In more recent history, during and immediately following World War II, a rice shortage necessitated such a practice. These days, however, it’s mostly an stylistic choice. (It’s quite common for a brewer to have both junmai and honjozo products in its portfolio.) Adding alcohol to the mash helps brewers achieve a particular flavor profile. It concentrates the aroma and imparts an oily, silky mouthfeel to the beverage. So, if you see a bottle labeled, simply, “ginjo” or “daiginjo” and not “junmai ginjo” or “junmai daiginjo , it’s likely a honjozo.
There are no hard and fast rules about what you should be tasting or smelling in each sake grade, but daiginjos, as well as many ginjos, tend to be more on the fruity and floral side of the flavor spectrum. Melon, pineapple, banana, green apple and violet are common descriptors. Much of that character is thanks to the koji.
A bit more umami often shines through in junmai proper, particularly when there are more amino acids present. But again, I’m painting with broad strokes here. Ginjo-grade sake frequently can be quite umami-forward. Nigori—the cloudy, milky variety that retains rice particles through course filtration—adds a bit of sweeter creaminess to the equation.
Possible Gateway: A (relatively) widely available example of an approachable junmai with both fruity and rice-y notes would be Tozai Living Jewel, from one of Japan’s finest sake-making regions, Kyoto’s Fushimi district. For a sense of junmai ginjo or junmai daiginjo territory, my go-to has been Kanbara Bride of the Fox from Kaetsu Shuzo. It’s marketed as a junmai ginjo, but its polish ratio of 50 percent puts it on the cusp of daiginjo. The only caveat is that Bride can be a bit pricey—between $35 and $40 for a 720-ml bottle.

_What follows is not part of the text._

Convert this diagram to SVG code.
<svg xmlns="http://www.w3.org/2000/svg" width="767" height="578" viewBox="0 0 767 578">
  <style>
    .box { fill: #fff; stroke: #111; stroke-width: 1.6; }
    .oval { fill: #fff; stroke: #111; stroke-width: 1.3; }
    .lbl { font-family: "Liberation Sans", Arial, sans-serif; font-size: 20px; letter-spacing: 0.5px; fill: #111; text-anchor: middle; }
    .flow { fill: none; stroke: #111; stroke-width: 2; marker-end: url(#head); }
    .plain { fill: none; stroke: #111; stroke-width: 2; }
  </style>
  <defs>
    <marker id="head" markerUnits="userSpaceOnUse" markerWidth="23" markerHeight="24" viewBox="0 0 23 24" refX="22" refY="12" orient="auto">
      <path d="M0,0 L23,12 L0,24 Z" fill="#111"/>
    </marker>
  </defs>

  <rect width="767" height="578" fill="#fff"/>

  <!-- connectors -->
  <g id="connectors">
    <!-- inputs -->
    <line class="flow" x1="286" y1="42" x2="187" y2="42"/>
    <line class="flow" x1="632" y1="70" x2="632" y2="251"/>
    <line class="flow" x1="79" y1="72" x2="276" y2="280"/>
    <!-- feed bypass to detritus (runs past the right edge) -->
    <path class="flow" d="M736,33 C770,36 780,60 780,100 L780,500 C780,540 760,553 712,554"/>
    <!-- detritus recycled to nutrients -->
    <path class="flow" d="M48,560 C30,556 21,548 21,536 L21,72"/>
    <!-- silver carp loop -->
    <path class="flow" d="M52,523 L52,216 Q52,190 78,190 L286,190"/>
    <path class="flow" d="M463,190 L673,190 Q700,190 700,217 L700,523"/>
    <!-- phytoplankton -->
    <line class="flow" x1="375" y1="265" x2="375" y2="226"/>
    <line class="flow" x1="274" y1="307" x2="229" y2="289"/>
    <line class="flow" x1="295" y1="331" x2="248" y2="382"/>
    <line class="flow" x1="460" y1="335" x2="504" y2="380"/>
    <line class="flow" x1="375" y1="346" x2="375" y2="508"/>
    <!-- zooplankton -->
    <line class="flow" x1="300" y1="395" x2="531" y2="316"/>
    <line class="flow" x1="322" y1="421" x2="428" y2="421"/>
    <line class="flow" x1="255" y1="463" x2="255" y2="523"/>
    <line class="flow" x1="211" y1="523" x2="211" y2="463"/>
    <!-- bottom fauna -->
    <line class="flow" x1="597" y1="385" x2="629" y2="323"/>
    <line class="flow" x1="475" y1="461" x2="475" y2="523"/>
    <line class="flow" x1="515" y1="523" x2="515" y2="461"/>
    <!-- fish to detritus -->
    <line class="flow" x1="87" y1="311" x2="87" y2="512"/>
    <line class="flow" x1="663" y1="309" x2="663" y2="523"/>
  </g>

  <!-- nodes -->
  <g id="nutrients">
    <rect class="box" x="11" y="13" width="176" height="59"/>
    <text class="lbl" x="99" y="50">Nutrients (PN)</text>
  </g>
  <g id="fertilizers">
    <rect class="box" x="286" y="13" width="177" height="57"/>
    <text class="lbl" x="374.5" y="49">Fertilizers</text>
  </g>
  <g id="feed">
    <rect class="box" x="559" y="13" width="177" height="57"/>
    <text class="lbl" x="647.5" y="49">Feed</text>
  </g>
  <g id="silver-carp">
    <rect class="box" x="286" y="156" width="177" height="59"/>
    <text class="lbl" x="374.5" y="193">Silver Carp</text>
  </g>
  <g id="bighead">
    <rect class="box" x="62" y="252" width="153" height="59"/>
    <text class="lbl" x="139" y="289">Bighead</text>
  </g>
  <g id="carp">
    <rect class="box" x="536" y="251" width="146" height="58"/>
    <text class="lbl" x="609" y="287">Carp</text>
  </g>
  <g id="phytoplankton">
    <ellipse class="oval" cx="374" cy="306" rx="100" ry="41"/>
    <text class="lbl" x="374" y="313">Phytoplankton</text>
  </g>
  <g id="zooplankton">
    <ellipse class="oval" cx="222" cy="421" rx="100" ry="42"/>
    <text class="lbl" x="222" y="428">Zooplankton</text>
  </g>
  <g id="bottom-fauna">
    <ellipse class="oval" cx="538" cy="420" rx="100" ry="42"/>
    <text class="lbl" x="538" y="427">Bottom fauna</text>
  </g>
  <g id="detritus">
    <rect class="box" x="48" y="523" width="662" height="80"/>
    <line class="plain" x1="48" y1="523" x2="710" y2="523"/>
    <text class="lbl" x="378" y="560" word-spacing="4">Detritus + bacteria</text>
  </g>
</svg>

The good news is there is plenty of world-class sake being produced by a growing number of American brewers, available for a significantly lower price than comparable Japanese brands. The best example is SakéOne, producer of the Momokawa brand, in Forest Grove, Oregon. Its Momokawa Silver dry junmai ginjo is about as quintessential as it gets.

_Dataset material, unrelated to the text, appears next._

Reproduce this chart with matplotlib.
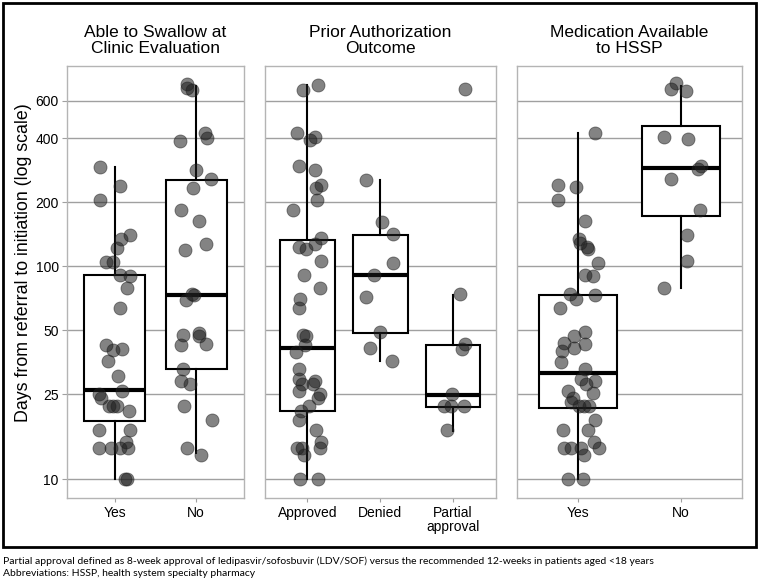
import matplotlib
matplotlib.use("Agg")
import matplotlib.pyplot as plt
from matplotlib.patches import Rectangle

plt.rcParams['font.family'] = ['Liberation Sans', 'DejaVu Sans']

# log-scale days from referral to initiation
yticks = [10, 25, 50, 100, 200, 400, 600]

# panel 1: able to swallow at clinic evaluation
swallow_cats = ['Yes', 'No']
swallow_yes = [293, 240, 206, 140, 135, 122, 105, 105, 91, 90,
               79, 64, 42.5, 41, 40.5, 36, 30.5, 26, 25, 24,
               22, 22, 22, 21, 17, 17, 15, 14, 14, 14,
               14, 10, 10]
swallow_yes_jit = [-0.18, 0.06, -0.18, 0.18, 0.08, 0.02, -0.11, -0.02, 0.06, 0.18,
                   0.15, 0.06, -0.11, 0.09, -0.02, -0.09, 0.04, 0.09, -0.19, -0.17,
                   -0.07, 0.02, -0.02, 0.17, -0.2, 0.18, 0.14, -0.2, -0.05, 0.06,
                   0.16, 0.13, 0.15]
swallow_no = [722, 690, 673, 389, 424, 401, 283, 257, 233, 185,
              163, 128, 120, 74.5, 73, 69.5, 47.5, 48.5, 47, 42.5,
              43, 33, 29, 28, 22, 19, 14, 13]
swallow_no_jit = [-0.11, -0.11, -0.05, -0.2, 0.11, 0.13, 0.0, 0.18, -0.04, -0.18,
                  0.04, 0.12, -0.14, -0.05, -0.02, -0.12, -0.16, 0.03, 0.04, -0.18,
                  0.12, -0.16, -0.18, -0.08, -0.15, 0.19, -0.11, 0.06]
# box stats: whislo, q1, median, q3, whishi
swallow_box = [[10, 18.8, 26.1, 90.7, 292],
               [13.3, 33, 73.6, 255, 708]]

# panel 2: prior authorization outcome
pa_cats = ['Approved', 'Denied', 'Partial\napproval']
pa_approved = [716, 673, 424, 404, 394, 295, 284, 242, 233, 206,
               185, 136, 128, 123, 121, 106, 91, 79, 70, 64,
               47.5, 47, 42.5, 39.5, 33, 29.5, 29, 28, 28, 26,
               25, 24, 22, 21, 19, 17, 15, 14, 14, 14,
               13, 10, 10]
pa_approved_jit = [0.14, -0.06, -0.15, 0.1, 0.03, -0.12, 0.1, 0.18, 0.12, 0.13,
                   -0.2, 0.18, 0.1, -0.12, -0.02, 0.19, -0.05, 0.17, -0.1, -0.11,
                   -0.06, -0.02, -0.04, -0.16, -0.12, -0.11, 0.1, 0.08, -0.08, -0.12,
                   0.17, 0.15, 0.02, -0.09, -0.12, 0.12, 0.18, -0.14, -0.08, 0.17,
                   -0.05, -0.1, 0.14]
pa_denied = [256, 162, 142, 104, 91, 72, 49, 41.5, 36]
pa_denied_jit = [-0.19, 0.03, 0.17, 0.17, -0.09, -0.19, -0.01, -0.14, 0.16]
pa_partial = [683, 74, 43, 41, 25, 22, 22, 22, 17]
pa_partial_jit = [0.16, 0.09, 0.17, 0.12, -0.02, -0.12, -0.03, 0.15, -0.08]
pa_box = [[10, 21, 41.3, 133.4, 709],
          [35.9, 48.7, 90.7, 140.6, 254],
          [16.9, 21.8, 24.8, 42.7, 73]]

# panel 3: medication available to HSSP
hssp_cats = ['Yes', 'No']
hssp_yes = [426, 242, 235, 206, 163, 135, 129, 123, 121, 104,
            91.5, 90.5, 74, 70, 73, 64, 49, 47, 43, 43.5,
            41.5, 40, 35.5, 33, 29.5, 29, 28, 26, 25.5, 24,
            23, 22, 22, 22, 19, 17, 17, 15, 14, 14,
            14, 14, 13, 10, 10]
hssp_yes_jit = [0.17, -0.19, -0.02, -0.19, 0.07, 0.01, 0.02, 0.09, 0.1, 0.19,
                0.07, 0.15, -0.08, -0.02, 0.17, -0.17, 0.07, -0.04, 0.07, -0.13,
                -0.04, -0.15, -0.16, 0.07, 0.03, 0.17, 0.08, -0.1, 0.15, -0.05,
                -0.07, 0.01, 0.11, 0.06, 0.17, -0.14, 0.1, 0.16, -0.13, -0.07,
                0.03, 0.2, 0.06, -0.1, 0.05]
hssp_no = [725, 685, 668, 405, 396, 297, 286, 258, 185, 141, 106, 79]
hssp_no_jit = [-0.05, -0.1, 0.05, -0.17, 0.07, 0.19, 0.16, -0.1, 0.18, 0.06, 0.06, -0.17]
hssp_box = [[10, 21.5, 31.4, 73.2, 423],
            [79.5, 172, 290, 455, 703]]

panels = [
    ("Able to Swallow at\nClinic Evaluation", swallow_cats,
     [swallow_yes, swallow_no], [swallow_yes_jit, swallow_no_jit], swallow_box),
    ("Prior Authorization\nOutcome", pa_cats,
     [pa_approved, pa_denied, pa_partial],
     [pa_approved_jit, pa_denied_jit, pa_partial_jit], pa_box),
    ("Medication Available\nto HSSP", hssp_cats,
     [hssp_yes, hssp_no], [hssp_yes_jit, hssp_no_jit], hssp_box),
]

notes = ["Partial approval defined as 8-week approval of ledipasvir/sofosbuvir (LDV/SOF) "
         "versus the recommended 12-weeks in patients aged <18 years",
         "Abbreviations: HSSP, health system specialty pharmacy"]

W, H = 760, 581
fig = plt.figure(figsize=(W / 100, H / 100), dpi=100)

# axes boxes in pixels: left, right
px_lr = [(67, 244), (264.5, 496), (517, 742)]
top_px, bot_px = 65.5, 497.7

for i, (title, cats, groups, jits, boxes) in enumerate(panels):
    l, r = px_lr[i]
    ax = fig.add_axes([l / W, 1 - bot_px / H, (r - l) / W, (bot_px - top_px) / H])
    ax.set_yscale('log')
    ax.set_ylim(8.17, 880)
    n = len(cats)
    ax.set_xlim(-0.59, n - 1 + 0.59)

    stats = [dict(whislo=b[0], q1=b[1], med=b[2], q3=b[3], whishi=b[4], fliers=[])
             for b in boxes]
    ax.bxp(stats, positions=range(n), widths=0.75, showcaps=False,
           patch_artist=True, showfliers=False,
           boxprops=dict(facecolor='white', edgecolor='black', linewidth=1.5),
           whiskerprops=dict(color='black', linewidth=1.5),
           medianprops=dict(color='black', linewidth=3, solid_capstyle='butt'),
           zorder=2)

    for k, (vals, jit) in enumerate(zip(groups, jits)):
        xs = [k + j for j in jit]
        ax.scatter(xs, vals, s=88, facecolor='#1e1e1e', edgecolor='#1e1e1e',
                   linewidth=0.6, alpha=0.55, zorder=3)

    ax.set_yticks(yticks)
    ax.minorticks_off()
    ax.grid(axis='y', color='#a0a0a0', linewidth=1.0)
    ax.set_axisbelow(True)
    ax.set_xticks(range(n))
    ax.set_xticklabels(cats, fontsize=10, linespacing=1.0)
    ax.tick_params(axis='x', length=3, color='#a0a0a0', pad=3)
    for s in ax.spines.values():
        s.set_color('#b4b4b4')
        s.set_linewidth(1.0)
    if i == 0:
        ax.set_yticklabels([str(t) for t in yticks], fontsize=10)
        ax.tick_params(axis='y', length=3.6, color='#a0a0a0', pad=2.4)
        ax.set_ylabel("Days from referral to initiation (log scale)", fontsize=12.8)
        ax.yaxis.set_label_coords(-0.198, 0.543)
    else:
        ax.set_yticklabels([])
        ax.tick_params(axis='y', length=0)
    ax.set_title(title, fontsize=12.5, pad=9, linespacing=1.12)

# outer frame
fig.add_artist(Rectangle((2.7 / W, 1 - 546.7 / H), (755.7 - 2.7) / W, (546.7 - 2.7) / H,
                         transform=fig.transFigure, fill=False, edgecolor='black',
                         linewidth=2.0))

# footnotes, sized so the first line spans the same width as in the source
note1 = fig.text(3 / W, 1 - 564.5 / H, notes[0], fontsize=8, family='Lato', va='baseline')
note2 = fig.text(3 / W, 1 - 576.5 / H, notes[1], fontsize=8, family='Lato', va='baseline')
fig.canvas.draw()
w = note1.get_window_extent().width
size = 8 * 652 / w
note1.set_fontsize(size)
note2.set_fontsize(size)

fig.savefig("out.png", dpi=100)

Next Steps: Springtime is always a treat for aficionados, as that means it’s nama season. Namazake or nama-nama is completely unpasteurized sake, raw and alive and requiring special handling. When stored at the right temperature and away from damaging light, it’s fresh, brisk and bright—kind of like spring itself.
Also, if you happen to see the word genshu next to a brand’s name on a menu, definitely have a taste. Sake usually is brewed to between 17 and 20 percent ABV, but is diluted to about 15 percent for bottling. Genshu means it’s undiluted and can have a more intense flavor and aroma than the standard version.
Talk like an expert: Ask if the drink is available by the tokkuri (carafe), if that tokkuri can be poured into a corresponding choko (small cup), which sake is available by the yongobin (720-ml bottle) or if the server pours it from an isshobin (1.8-L magnum bottle) overflowing into a masu (180-ml wooden or lacquer box). At the very least, toast your drinking companion with a hearty kanpai!